-- DATA SEGMENT --
◆ ◆ ◆ ◆ ◆

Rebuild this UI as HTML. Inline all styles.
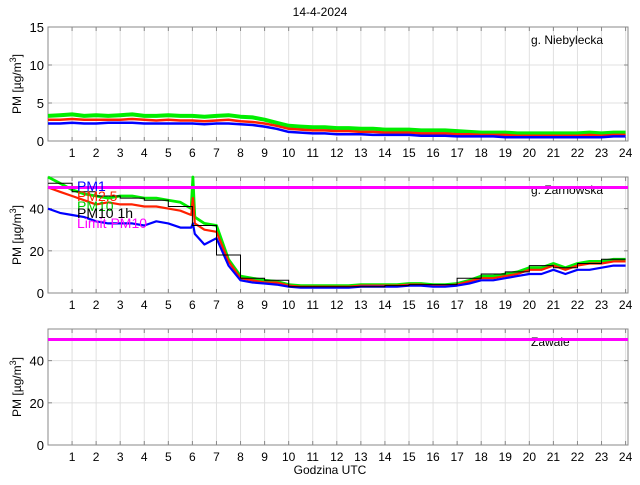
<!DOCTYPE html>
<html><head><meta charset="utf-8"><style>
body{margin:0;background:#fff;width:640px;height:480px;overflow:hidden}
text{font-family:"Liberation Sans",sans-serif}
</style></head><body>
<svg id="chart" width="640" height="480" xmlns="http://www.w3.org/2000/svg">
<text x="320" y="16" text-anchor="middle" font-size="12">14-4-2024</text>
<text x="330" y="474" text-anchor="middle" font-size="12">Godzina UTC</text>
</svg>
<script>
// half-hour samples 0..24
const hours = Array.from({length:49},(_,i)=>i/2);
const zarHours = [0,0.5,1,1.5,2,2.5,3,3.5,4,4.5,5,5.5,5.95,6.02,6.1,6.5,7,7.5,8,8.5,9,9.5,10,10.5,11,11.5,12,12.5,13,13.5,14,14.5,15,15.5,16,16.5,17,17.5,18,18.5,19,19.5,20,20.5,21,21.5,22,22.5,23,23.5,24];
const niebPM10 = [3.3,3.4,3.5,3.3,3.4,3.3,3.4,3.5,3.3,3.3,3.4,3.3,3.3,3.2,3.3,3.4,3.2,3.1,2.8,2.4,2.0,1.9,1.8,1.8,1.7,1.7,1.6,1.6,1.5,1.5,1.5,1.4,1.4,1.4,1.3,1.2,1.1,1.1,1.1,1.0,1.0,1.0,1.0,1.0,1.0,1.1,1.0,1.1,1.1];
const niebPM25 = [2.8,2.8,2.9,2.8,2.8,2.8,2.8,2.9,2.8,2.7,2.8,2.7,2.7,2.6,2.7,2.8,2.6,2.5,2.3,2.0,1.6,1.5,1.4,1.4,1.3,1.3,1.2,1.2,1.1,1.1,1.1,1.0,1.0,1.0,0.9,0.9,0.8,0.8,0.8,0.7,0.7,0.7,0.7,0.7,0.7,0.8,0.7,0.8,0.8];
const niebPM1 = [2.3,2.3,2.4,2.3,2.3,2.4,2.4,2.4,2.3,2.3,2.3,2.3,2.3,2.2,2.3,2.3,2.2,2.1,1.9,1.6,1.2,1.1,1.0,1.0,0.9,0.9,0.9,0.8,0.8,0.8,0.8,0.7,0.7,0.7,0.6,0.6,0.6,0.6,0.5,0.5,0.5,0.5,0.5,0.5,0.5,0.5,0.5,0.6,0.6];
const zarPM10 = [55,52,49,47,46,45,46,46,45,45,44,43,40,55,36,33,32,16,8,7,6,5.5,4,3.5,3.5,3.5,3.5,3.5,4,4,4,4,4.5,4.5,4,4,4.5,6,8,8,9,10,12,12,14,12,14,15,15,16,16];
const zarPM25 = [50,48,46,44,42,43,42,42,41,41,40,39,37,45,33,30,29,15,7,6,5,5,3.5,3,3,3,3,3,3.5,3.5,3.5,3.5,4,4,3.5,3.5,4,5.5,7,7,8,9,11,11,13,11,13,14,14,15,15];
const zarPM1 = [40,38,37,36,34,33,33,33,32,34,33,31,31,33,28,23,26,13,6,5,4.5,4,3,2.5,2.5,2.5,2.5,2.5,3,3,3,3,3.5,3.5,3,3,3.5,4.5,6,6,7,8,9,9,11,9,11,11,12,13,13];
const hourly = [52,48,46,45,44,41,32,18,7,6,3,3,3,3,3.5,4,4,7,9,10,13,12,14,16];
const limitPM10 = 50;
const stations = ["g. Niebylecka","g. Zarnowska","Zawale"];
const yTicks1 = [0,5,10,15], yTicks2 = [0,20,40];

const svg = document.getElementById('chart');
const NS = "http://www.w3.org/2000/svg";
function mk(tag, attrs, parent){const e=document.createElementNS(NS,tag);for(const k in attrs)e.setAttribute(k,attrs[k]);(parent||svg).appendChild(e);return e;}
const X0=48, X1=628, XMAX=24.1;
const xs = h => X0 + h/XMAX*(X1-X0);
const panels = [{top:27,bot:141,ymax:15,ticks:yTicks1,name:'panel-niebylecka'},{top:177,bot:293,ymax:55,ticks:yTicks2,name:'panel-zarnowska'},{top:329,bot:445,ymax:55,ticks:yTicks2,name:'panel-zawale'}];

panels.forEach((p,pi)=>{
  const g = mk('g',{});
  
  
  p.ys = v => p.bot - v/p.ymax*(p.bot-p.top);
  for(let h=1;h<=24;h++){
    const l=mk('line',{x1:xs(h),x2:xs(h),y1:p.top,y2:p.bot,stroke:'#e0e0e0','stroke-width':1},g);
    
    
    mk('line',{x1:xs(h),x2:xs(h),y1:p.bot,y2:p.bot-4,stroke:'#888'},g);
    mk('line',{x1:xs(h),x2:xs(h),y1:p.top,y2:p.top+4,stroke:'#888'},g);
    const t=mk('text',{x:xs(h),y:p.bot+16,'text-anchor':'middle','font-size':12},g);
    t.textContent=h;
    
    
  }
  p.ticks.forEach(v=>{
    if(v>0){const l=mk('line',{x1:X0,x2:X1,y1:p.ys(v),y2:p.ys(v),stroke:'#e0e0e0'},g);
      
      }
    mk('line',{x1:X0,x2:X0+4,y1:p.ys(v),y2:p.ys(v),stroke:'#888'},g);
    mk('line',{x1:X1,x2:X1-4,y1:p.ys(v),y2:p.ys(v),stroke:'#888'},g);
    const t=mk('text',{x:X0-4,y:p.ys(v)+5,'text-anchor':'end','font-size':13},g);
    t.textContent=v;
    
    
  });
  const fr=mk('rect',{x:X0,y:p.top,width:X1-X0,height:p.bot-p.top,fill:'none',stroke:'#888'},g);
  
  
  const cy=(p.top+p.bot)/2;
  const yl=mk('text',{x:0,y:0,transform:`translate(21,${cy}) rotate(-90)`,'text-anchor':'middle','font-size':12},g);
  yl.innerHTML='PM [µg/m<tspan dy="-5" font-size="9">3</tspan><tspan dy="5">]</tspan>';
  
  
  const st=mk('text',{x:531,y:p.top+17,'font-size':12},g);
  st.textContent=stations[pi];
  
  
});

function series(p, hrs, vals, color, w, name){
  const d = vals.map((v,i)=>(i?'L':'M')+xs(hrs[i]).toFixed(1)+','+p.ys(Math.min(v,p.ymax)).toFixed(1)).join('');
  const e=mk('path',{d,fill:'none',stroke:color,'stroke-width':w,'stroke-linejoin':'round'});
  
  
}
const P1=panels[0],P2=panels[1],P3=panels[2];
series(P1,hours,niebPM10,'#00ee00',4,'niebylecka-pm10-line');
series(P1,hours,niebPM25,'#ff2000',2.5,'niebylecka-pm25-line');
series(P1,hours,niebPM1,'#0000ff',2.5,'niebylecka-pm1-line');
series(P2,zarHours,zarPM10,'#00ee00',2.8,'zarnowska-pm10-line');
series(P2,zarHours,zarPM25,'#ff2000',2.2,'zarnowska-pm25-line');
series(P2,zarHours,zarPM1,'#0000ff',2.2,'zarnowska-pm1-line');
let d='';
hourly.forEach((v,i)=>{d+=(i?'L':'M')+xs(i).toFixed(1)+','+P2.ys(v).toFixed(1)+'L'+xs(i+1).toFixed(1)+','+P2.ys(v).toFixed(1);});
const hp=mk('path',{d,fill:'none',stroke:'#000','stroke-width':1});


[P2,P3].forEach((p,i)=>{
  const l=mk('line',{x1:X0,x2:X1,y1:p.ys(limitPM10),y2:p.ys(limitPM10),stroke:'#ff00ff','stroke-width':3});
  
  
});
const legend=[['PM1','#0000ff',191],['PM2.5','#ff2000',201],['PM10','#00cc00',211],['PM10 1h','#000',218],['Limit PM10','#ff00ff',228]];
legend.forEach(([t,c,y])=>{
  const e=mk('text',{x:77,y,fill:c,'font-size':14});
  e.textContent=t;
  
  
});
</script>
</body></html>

◆ ◆ ◆ ◆ ◆

-- THE PROBLEM --
Your task is an exact transcription of all the data, minus the pictures.

-- FINAL RESULT --
Rebuild this UI as HTML. Inline all styles.
<!DOCTYPE html>
<html><head><meta charset="utf-8"><style>
body{margin:0;background:#fff;width:640px;height:480px;overflow:hidden}
text{font-family:"Liberation Sans",sans-serif}
</style></head><body>
<svg id="chart" width="640" height="480" xmlns="http://www.w3.org/2000/svg">
<text x="320" y="16" text-anchor="middle" font-size="12">14-4-2024</text>
<text x="330" y="474" text-anchor="middle" font-size="12">Godzina UTC</text>
</svg>
<script>
// half-hour samples 0..24
const hours = Array.from({length:49},(_,i)=>i/2);
const zarHours = [0,0.5,1,1.5,2,2.5,3,3.5,4,4.5,5,5.5,5.95,6.02,6.1,6.5,7,7.5,8,8.5,9,9.5,10,10.5,11,11.5,12,12.5,13,13.5,14,14.5,15,15.5,16,16.5,17,17.5,18,18.5,19,19.5,20,20.5,21,21.5,22,22.5,23,23.5,24];
const niebPM10 = [3.3,3.4,3.5,3.3,3.4,3.3,3.4,3.5,3.3,3.3,3.4,3.3,3.3,3.2,3.3,3.4,3.2,3.1,2.8,2.4,2.0,1.9,1.8,1.8,1.7,1.7,1.6,1.6,1.5,1.5,1.5,1.4,1.4,1.4,1.3,1.2,1.1,1.1,1.1,1.0,1.0,1.0,1.0,1.0,1.0,1.1,1.0,1.1,1.1];
const niebPM25 = [2.8,2.8,2.9,2.8,2.8,2.8,2.8,2.9,2.8,2.7,2.8,2.7,2.7,2.6,2.7,2.8,2.6,2.5,2.3,2.0,1.6,1.5,1.4,1.4,1.3,1.3,1.2,1.2,1.1,1.1,1.1,1.0,1.0,1.0,0.9,0.9,0.8,0.8,0.8,0.7,0.7,0.7,0.7,0.7,0.7,0.8,0.7,0.8,0.8];
const niebPM1 = [2.3,2.3,2.4,2.3,2.3,2.4,2.4,2.4,2.3,2.3,2.3,2.3,2.3,2.2,2.3,2.3,2.2,2.1,1.9,1.6,1.2,1.1,1.0,1.0,0.9,0.9,0.9,0.8,0.8,0.8,0.8,0.7,0.7,0.7,0.6,0.6,0.6,0.6,0.5,0.5,0.5,0.5,0.5,0.5,0.5,0.5,0.5,0.6,0.6];
const zarPM10 = [55,52,49,47,46,45,46,46,45,45,44,43,40,55,36,33,32,16,8,7,6,5.5,4,3.5,3.5,3.5,3.5,3.5,4,4,4,4,4.5,4.5,4,4,4.5,6,8,8,9,10,12,12,14,12,14,15,15,16,16];
const zarPM25 = [50,48,46,44,42,43,42,42,41,41,40,39,37,45,33,30,29,15,7,6,5,5,3.5,3,3,3,3,3,3.5,3.5,3.5,3.5,4,4,3.5,3.5,4,5.5,7,7,8,9,11,11,13,11,13,14,14,15,15];
const zarPM1 = [40,38,37,36,34,33,33,33,32,34,33,31,31,33,28,23,26,13,6,5,4.5,4,3,2.5,2.5,2.5,2.5,2.5,3,3,3,3,3.5,3.5,3,3,3.5,4.5,6,6,7,8,9,9,11,9,11,11,12,13,13];
const hourly = [52,48,46,45,44,41,32,18,7,6,3,3,3,3,3.5,4,4,7,9,10,13,12,14,16];
const limitPM10 = 50;
const stations = ["g. Niebylecka","g. Zarnowska","Zawale"];
const yTicks1 = [0,5,10,15], yTicks2 = [0,20,40];

const svg = document.getElementById('chart');
const NS = "http://www.w3.org/2000/svg";
function mk(tag, attrs, parent){const e=document.createElementNS(NS,tag);for(const k in attrs)e.setAttribute(k,attrs[k]);(parent||svg).appendChild(e);return e;}
const X0=48, X1=628, XMAX=24.1;
const xs = h => X0 + h/XMAX*(X1-X0);
const panels = [{top:27,bot:141,ymax:15,ticks:yTicks1,name:'panel-niebylecka'},{top:177,bot:293,ymax:55,ticks:yTicks2,name:'panel-zarnowska'},{top:329,bot:445,ymax:55,ticks:yTicks2,name:'panel-zawale'}];

panels.forEach((p,pi)=>{
  const g = mk('g',{});
  
  
  p.ys = v => p.bot - v/p.ymax*(p.bot-p.top);
  for(let h=1;h<=24;h++){
    const l=mk('line',{x1:xs(h),x2:xs(h),y1:p.top,y2:p.bot,stroke:'#e0e0e0','stroke-width':1},g);
    
    
    mk('line',{x1:xs(h),x2:xs(h),y1:p.bot,y2:p.bot-4,stroke:'#888'},g);
    mk('line',{x1:xs(h),x2:xs(h),y1:p.top,y2:p.top+4,stroke:'#888'},g);
    const t=mk('text',{x:xs(h),y:p.bot+16,'text-anchor':'middle','font-size':12},g);
    t.textContent=h;
    
    
  }
  p.ticks.forEach(v=>{
    if(v>0){const l=mk('line',{x1:X0,x2:X1,y1:p.ys(v),y2:p.ys(v),stroke:'#e0e0e0'},g);
      
      }
    mk('line',{x1:X0,x2:X0+4,y1:p.ys(v),y2:p.ys(v),stroke:'#888'},g);
    mk('line',{x1:X1,x2:X1-4,y1:p.ys(v),y2:p.ys(v),stroke:'#888'},g);
    const t=mk('text',{x:X0-4,y:p.ys(v)+5,'text-anchor':'end','font-size':13},g);
    t.textContent=v;
    
    
  });
  const fr=mk('rect',{x:X0,y:p.top,width:X1-X0,height:p.bot-p.top,fill:'none',stroke:'#888'},g);
  
  
  const cy=(p.top+p.bot)/2;
  const yl=mk('text',{x:0,y:0,transform:`translate(21,${cy}) rotate(-90)`,'text-anchor':'middle','font-size':12},g);
  yl.innerHTML='PM [µg/m<tspan dy="-5" font-size="9">3</tspan><tspan dy="5">]</tspan>';
  
  
  const st=mk('text',{x:531,y:p.top+17,'font-size':12},g);
  st.textContent=stations[pi];
  
  
});

function series(p, hrs, vals, color, w, name){
  const d = vals.map((v,i)=>(i?'L':'M')+xs(hrs[i]).toFixed(1)+','+p.ys(Math.min(v,p.ymax)).toFixed(1)).join('');
  const e=mk('path',{d,fill:'none',stroke:color,'stroke-width':w,'stroke-linejoin':'round'});
  
  
}
const P1=panels[0],P2=panels[1],P3=panels[2];
series(P1,hours,niebPM10,'#00ee00',4,'niebylecka-pm10-line');
series(P1,hours,niebPM25,'#ff2000',2.5,'niebylecka-pm25-line');
series(P1,hours,niebPM1,'#0000ff',2.5,'niebylecka-pm1-line');
series(P2,zarHours,zarPM10,'#00ee00',2.8,'zarnowska-pm10-line');
series(P2,zarHours,zarPM25,'#ff2000',2.2,'zarnowska-pm25-line');
series(P2,zarHours,zarPM1,'#0000ff',2.2,'zarnowska-pm1-line');
let d='';
hourly.forEach((v,i)=>{d+=(i?'L':'M')+xs(i).toFixed(1)+','+P2.ys(v).toFixed(1)+'L'+xs(i+1).toFixed(1)+','+P2.ys(v).toFixed(1);});
const hp=mk('path',{d,fill:'none',stroke:'#000','stroke-width':1});


[P2,P3].forEach((p,i)=>{
  const l=mk('line',{x1:X0,x2:X1,y1:p.ys(limitPM10),y2:p.ys(limitPM10),stroke:'#ff00ff','stroke-width':3});
  
  
});
const legend=[['PM1','#0000ff',191],['PM2.5','#ff2000',201],['PM10','#00cc00',211],['PM10 1h','#000',218],['Limit PM10','#ff00ff',228]];
legend.forEach(([t,c,y])=>{
  const e=mk('text',{x:77,y,fill:c,'font-size':14});
  e.textContent=t;
  
  
});
</script>
</body></html>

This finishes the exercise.